→ Stated task: Quote word for word the lines below, beginning with the first and ending with the one that has "var RED = '#e3222b';". Drop the pictures.

━━━━━━━━

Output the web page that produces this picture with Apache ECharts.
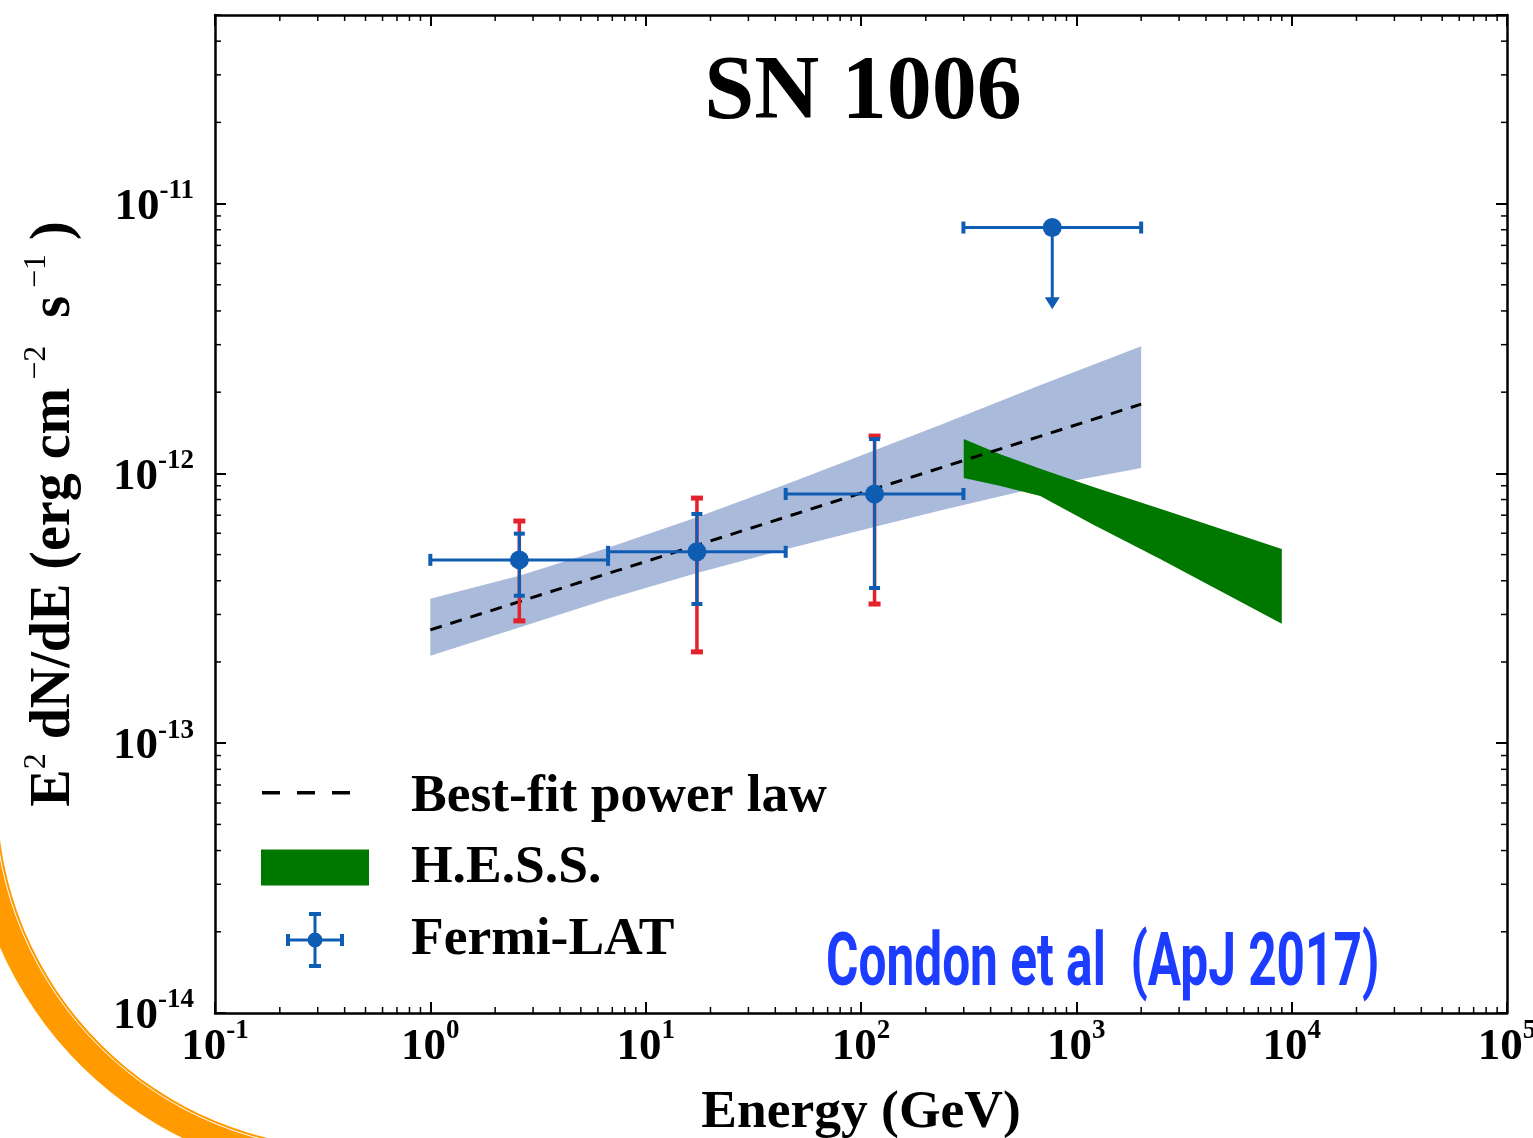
<!DOCTYPE html>
<html>
<head>
<meta charset="utf-8">
<title>SN 1006</title>
<script src="https://cdn.jsdelivr.net/npm/echarts@6/dist/echarts.min.js"></script>
<style>
  html, body { margin: 0; padding: 0; background: #fff; }
  #chart { width: 1533px; height: 1138px; }
</style>
</head>
<body>
<div id="chart"></div>
<script>
// Fermi-LAT flux points, energies in GeV, E^2 dN/dE in erg cm^-2 s^-1
var fermiE = [2.59, 17.3, 115.6];
var fermiElo = [1.0, 6.69, 44.7];
var fermiEhi = [6.69, 44.7, 299];
var fermiF = [4.78e-13, 5.12e-13, 8.39e-13];
var statLo = [3.52e-13, 3.28e-13, 3.76e-13];
var statHi = [5.98e-13, 7.07e-13, 1.34e-12];
var sysLo = [2.84e-13, 2.18e-13, 3.28e-13];
var sysHi = [6.66e-13, 8.10e-13, 1.375e-12];

// upper limit bin
var ulE = [773];
var ulElo = [299];
var ulEhi = [2000];
var ulF = [8.15e-12];
var ulTip = [4.06e-12];

// best-fit power law and its butterfly
var fitE = [1, 2000];
var fitF = [2.63e-13, 1.805e-12];
var bandE = [1, 2.61, 6.69, 17.3, 45.3, 115, 233, 678, 2000];
var bandUp = [3.43e-13, 4.18e-13, 5.30e-13, 6.88e-13, 9.13e-13, 1.215e-12, 1.51e-12, 2.12e-12, 2.96e-12];
var bandLo = [2.11e-13, 2.69e-13, 3.42e-13, 4.27e-13, 5.25e-13, 6.33e-13, 7.28e-13, 8.90e-13, 1.047e-12];

// H.E.S.S. butterfly
var hessE = [300, 440, 680, 1200, 2450, 9000];
var hessUp = [1.34e-12, 1.18e-12, 1.04e-12, 8.9e-13, 7.40e-13, 5.25e-13];
var hessLo = [9.61e-13, 9.0e-13, 8.25e-13, 6.45e-13, 4.82e-13, 2.77e-13];

var X_MIN = 0.1, X_MAX = 1e5, Y_MIN = 1e-14, Y_MAX = 5e-11;

var SERIF = 'Liberation Serif';
var BLUE = '#0f5db3';
var RED = '#e3222b';

// minor ticks at 2..9 x 10^n
var minorX = [], minorY = [];
for (var n = -1; n < 5; n++) {
  for (var k = 2; k < 10; k++) minorX.push(k * Math.pow(10, n));
}
for (var m = -14; m < -10; m++) {
  for (var q = 2; q < 10; q++) {
    var v = q * Math.pow(10, m);
    if (v < Y_MAX) minorY.push(v);
  }
}

var fermiData = fermiE.map(function (e, i) {
  return [e, fermiF[i], fermiElo[i], fermiEhi[i], statLo[i], statHi[i], sysLo[i], sysHi[i]];
});
var ulData = ulE.map(function (e, i) {
  return [e, ulF[i], ulElo[i], ulEhi[i], ulTip[i]];
});

function band(xs, ups, los, color) {
  return function (params, api) {
    var pts = [];
    for (var i = 0; i < xs.length; i++) pts.push(api.coord([xs[i], ups[i]]));
    for (var j = xs.length - 1; j >= 0; j--) pts.push(api.coord([xs[j], los[j]]));
    return { type: 'polygon', shape: { points: pts }, style: { fill: color } };
  };
}

function seg(x1, y1, x2, y2, color, w) {
  return { type: 'line', shape: { x1: x1, y1: y1, x2: x2, y2: y2 }, style: { stroke: color, lineWidth: w } };
}
function box(cx, cy, w, h, color) {
  return { type: 'rect', shape: { x: cx - w / 2, y: cy - h / 2, width: w, height: h }, style: { fill: color } };
}

function renderFermi(params, api) {
  var e = api.value(0), f = api.value(1);
  var c = api.coord([e, f]);
  var xl = api.coord([api.value(2), f])[0];
  var xr = api.coord([api.value(3), f])[0];
  var s0 = api.coord([e, api.value(4)])[1];
  var s1 = api.coord([e, api.value(5)])[1];
  var t0 = api.coord([e, api.value(6)])[1];
  var t1 = api.coord([e, api.value(7)])[1];
  return {
    type: 'group',
    children: [
      seg(c[0], t1, c[0], t0, RED, 3.5),
      box(c[0], t1, 12, 5, RED),
      box(c[0], t0, 12, 5, RED),
      seg(c[0], s1, c[0], s0, BLUE, 3),
      box(c[0], s1, 11, 4, BLUE),
      box(c[0], s0, 11, 4, BLUE),
      seg(xl, c[1], xr, c[1], BLUE, 3),
      box(xl, c[1], 4, 12, BLUE),
      box(xr, c[1], 4, 12, BLUE),
      { type: 'circle', shape: { cx: c[0], cy: c[1], r: 9.5 }, style: { fill: BLUE } }
    ]
  };
}

function renderUL(params, api) {
  var e = api.value(0), f = api.value(1);
  var c = api.coord([e, f]);
  var xl = api.coord([api.value(2), f])[0];
  var xr = api.coord([api.value(3), f])[0];
  var tip = api.coord([e, api.value(4)])[1];
  return {
    type: 'group',
    children: [
      seg(xl, c[1], xr, c[1], BLUE, 3),
      box(xl, c[1], 4, 12, BLUE),
      box(xr, c[1], 4, 12, BLUE),
      seg(c[0], c[1], c[0], tip - 8, BLUE, 3),
      { type: 'polygon', shape: { points: [[c[0] - 7.5, tip - 12], [c[0] + 7.5, tip - 12], [c[0], tip]] }, style: { fill: BLUE } },
      { type: 'circle', shape: { cx: c[0], cy: c[1], r: 9.5 }, style: { fill: BLUE } }
    ]
  };
}

function renderMinor(params, api) {
  var cs = params.coordSys;
  var kids = [];
  minorX.forEach(function (v) {
    var x = api.coord([v, Y_MIN])[0];
    kids.push(seg(x, cs.y + cs.height, x, cs.y + cs.height - 6, '#000', 1.5));
    kids.push(seg(x, cs.y, x, cs.y + 6, '#000', 1.5));
  });
  minorY.forEach(function (v) {
    var y = api.coord([X_MIN, v])[1];
    kids.push(seg(cs.x, y, cs.x + 6, y, '#000', 1.5));
    kids.push(seg(cs.x + cs.width, y, cs.x + cs.width - 6, y, '#000', 1.5));
  });
  return { type: 'group', children: kids };
}

function powLabel(v) {
  return '{b|10}{s|' + Math.round(Math.log10(v)) + '}';
}
var powRich = {
  b: { fontFamily: SERIF, fontWeight: 'bold', fontSize: 45, lineHeight: 52, verticalAlign: 'bottom', color: '#000' },
  s: { fontFamily: SERIF, fontWeight: 'bold', fontSize: 27, lineHeight: 28, verticalAlign: 'top', color: '#000' }
};

var axisLine = { show: true, lineStyle: { color: '#000', width: 2.5 } };
var majorTick = { show: true, inside: true, length: 11, lineStyle: { color: '#000', width: 2 } };

var chart = echarts.init(document.getElementById('chart'));
chart.setOption({
  animation: false,
  backgroundColor: '#fff',
  title: {
    text: 'SN 1006',
    left: 858,
    top: 45,
    textAlign: 'center',
    textStyle: { fontFamily: SERIF, fontWeight: 'bold', fontSize: 90, color: '#000' }
  },
  legend: {
    orient: 'vertical',
    left: 256,
    top: 764,
    itemWidth: 145,
    itemHeight: 56,
    itemGap: 15.5,
    selectedMode: false,
    textStyle: { fontFamily: SERIF, fontWeight: 'bold', fontSize: 53.5, color: '#000' },
    data: [
      {
        name: 'Best-fit power law',
        icon: 'path://M0,0L0,0M145,56L145,56M1,22H19V25.5H1ZM36,22H54V25.5H36ZM71,22H89V25.5H71Z',
        itemStyle: { color: '#000', borderWidth: 0 }
      },
      {
        name: 'H.E.S.S.',
        icon: 'path://M0,0L0,0M145,56L145,56M0,9H108V45H0Z',
        itemStyle: { color: '#007800', borderWidth: 0 }
      },
      {
        name: 'Fermi-LAT',
        icon: 'path://M0,0L0,0M145,56L145,56M26,26.5H82V29.5H26ZM25,22H29V34H25ZM79,22H83V34H79ZM52.5,1H55.5V55H52.5ZM48,0H60V4H48ZM48,52H60V56H48ZM61.5,28A7.5,7.5,0,1,1,46.5,28A7.5,7.5,0,1,1,61.5,28Z',
        itemStyle: { color: BLUE, borderWidth: 0 }
      }
    ]
  },
  grid: { left: 215, right: 26, top: 15, bottom: 125, containLabel: false, outerBoundsMode: 'none' },
  xAxis: [
    {
      type: 'log', min: X_MIN, max: X_MAX, logBase: 10, splitNumber: 6,
      position: 'bottom',
      name: 'Energy (GeV)', nameLocation: 'middle', nameGap: 73,
      nameTextStyle: { fontFamily: SERIF, fontWeight: 'bold', fontSize: 53.5, color: '#000' },
      axisLine: axisLine, axisTick: majorTick, splitLine: { show: false },
      axisLabel: { show: true, margin: 5, formatter: powLabel, rich: powRich }
    },
    {
      type: 'log', min: X_MIN, max: X_MAX, logBase: 10, splitNumber: 6,
      position: 'top',
      axisLine: axisLine, axisTick: majorTick, splitLine: { show: false },
      axisLabel: { show: false }
    }
  ],
  yAxis: [
    {
      type: 'log', min: Y_MIN, max: Y_MAX, logBase: 10,
      position: 'left',
      name: '{b|E}{s|2}{b| dN/dE (erg cm}{s| \u22122}{b|  s}{s| \u22121}{b| )}',
      nameLocation: 'middle', nameGap: 132, nameRotate: 90,
      nameTextStyle: {
        rich: {
          b: { fontFamily: SERIF, fontWeight: 'bold', fontSize: 56, lineHeight: 62, verticalAlign: 'bottom', color: '#000' },
          s: { fontFamily: SERIF, fontSize: 32, lineHeight: 32, verticalAlign: 'top', color: '#000' }
        }
      },
      axisLine: axisLine, axisTick: majorTick, splitLine: { show: false },
      axisLabel: { show: true, margin: 21, formatter: powLabel, rich: powRich, showMaxLabel: false }
    },
    {
      type: 'log', min: Y_MIN, max: Y_MAX, logBase: 10,
      position: 'right',
      axisLine: axisLine, axisTick: majorTick, splitLine: { show: false },
      axisLabel: { show: false }
    }
  ],
  graphic: [
    {
      type: 'sector',
      z: 100,
      silent: true,
      shape: { cx: 351, cy: 794, r0: 354, r: 383, startAngle: Math.PI * 0.45, endAngle: Math.PI },
      style: { fill: '#ff9a00' }
    },
    {
      type: 'arc',
      z: 101,
      silent: true,
      shape: { cx: 351, cy: 794, r: 356.5, startAngle: Math.PI * 0.45, endAngle: Math.PI },
      style: { stroke: '#fff', lineWidth: 1, fill: null }
    },
    {
      type: 'text',
      z: 100,
      x: 826,
      y: 966,
      scaleX: 0.67,
      style: {
        text: 'Condon et al  (ApJ 2017)',
        font: 'bold 74px Roboto',
        fill: '#1c3cff',
        textAlign: 'left',
        textVerticalAlign: 'middle'
      }
    }
  ],
  series: [
    {
      name: 'Fermi-LAT best-fit band',
      type: 'custom',
      z: 1,
      silent: true,
      encode: { x: 0, y: 1 },
      data: [[bandE[0], bandUp[0]]],
      renderItem: band(bandE, bandUp, bandLo, '#aabada')
    },
    {
      name: 'H.E.S.S.',
      type: 'custom',
      z: 2,
      silent: true,
      encode: { x: 0, y: 1 },
      data: [[hessE[0], hessUp[0]]],
      renderItem: band(hessE, hessUp, hessLo, '#007800')
    },
    {
      name: 'Best-fit power law',
      type: 'line',
      z: 3,
      symbol: 'none',
      silent: true,
      data: fitE.map(function (e, i) { return [e, fitF[i]]; }),
      lineStyle: { color: '#000', width: 3, type: [12, 9] }
    },
    {
      name: 'Fermi-LAT',
      type: 'custom',
      z: 4,
      silent: true,
      encode: { x: 0, y: 1 },
      data: fermiData,
      renderItem: renderFermi
    },
    {
      name: 'Fermi-LAT upper limit',
      type: 'custom',
      z: 4,
      silent: true,
      encode: { x: 0, y: 1 },
      data: ulData,
      renderItem: renderUL
    },
    {
      name: 'minor ticks',
      type: 'custom',
      z: 5,
      silent: true,
      encode: { x: 0, y: 1 },
      data: [[1, 1e-12]],
      renderItem: renderMinor
    }
  ]
});
</script>
</body>
</html>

━━━━━━━━

→ Finished task:
Output the web page that produces this picture with Apache ECharts.
<!DOCTYPE html>
<html>
<head>
<meta charset="utf-8">
<title>SN 1006</title>
<script src="https://cdn.jsdelivr.net/npm/echarts@6/dist/echarts.min.js"></script>
<style>
  html, body { margin: 0; padding: 0; background: #fff; }
  #chart { width: 1533px; height: 1138px; }
</style>
</head>
<body>
<div id="chart"></div>
<script>
// Fermi-LAT flux points, energies in GeV, E^2 dN/dE in erg cm^-2 s^-1
var fermiE = [2.59, 17.3, 115.6];
var fermiElo = [1.0, 6.69, 44.7];
var fermiEhi = [6.69, 44.7, 299];
var fermiF = [4.78e-13, 5.12e-13, 8.39e-13];
var statLo = [3.52e-13, 3.28e-13, 3.76e-13];
var statHi = [5.98e-13, 7.07e-13, 1.34e-12];
var sysLo = [2.84e-13, 2.18e-13, 3.28e-13];
var sysHi = [6.66e-13, 8.10e-13, 1.375e-12];

// upper limit bin
var ulE = [773];
var ulElo = [299];
var ulEhi = [2000];
var ulF = [8.15e-12];
var ulTip = [4.06e-12];

// best-fit power law and its butterfly
var fitE = [1, 2000];
var fitF = [2.63e-13, 1.805e-12];
var bandE = [1, 2.61, 6.69, 17.3, 45.3, 115, 233, 678, 2000];
var bandUp = [3.43e-13, 4.18e-13, 5.30e-13, 6.88e-13, 9.13e-13, 1.215e-12, 1.51e-12, 2.12e-12, 2.96e-12];
var bandLo = [2.11e-13, 2.69e-13, 3.42e-13, 4.27e-13, 5.25e-13, 6.33e-13, 7.28e-13, 8.90e-13, 1.047e-12];

// H.E.S.S. butterfly
var hessE = [300, 440, 680, 1200, 2450, 9000];
var hessUp = [1.34e-12, 1.18e-12, 1.04e-12, 8.9e-13, 7.40e-13, 5.25e-13];
var hessLo = [9.61e-13, 9.0e-13, 8.25e-13, 6.45e-13, 4.82e-13, 2.77e-13];

var X_MIN = 0.1, X_MAX = 1e5, Y_MIN = 1e-14, Y_MAX = 5e-11;

var SERIF = 'Liberation Serif';
var BLUE = '#0f5db3';
var RED = '#e3222b';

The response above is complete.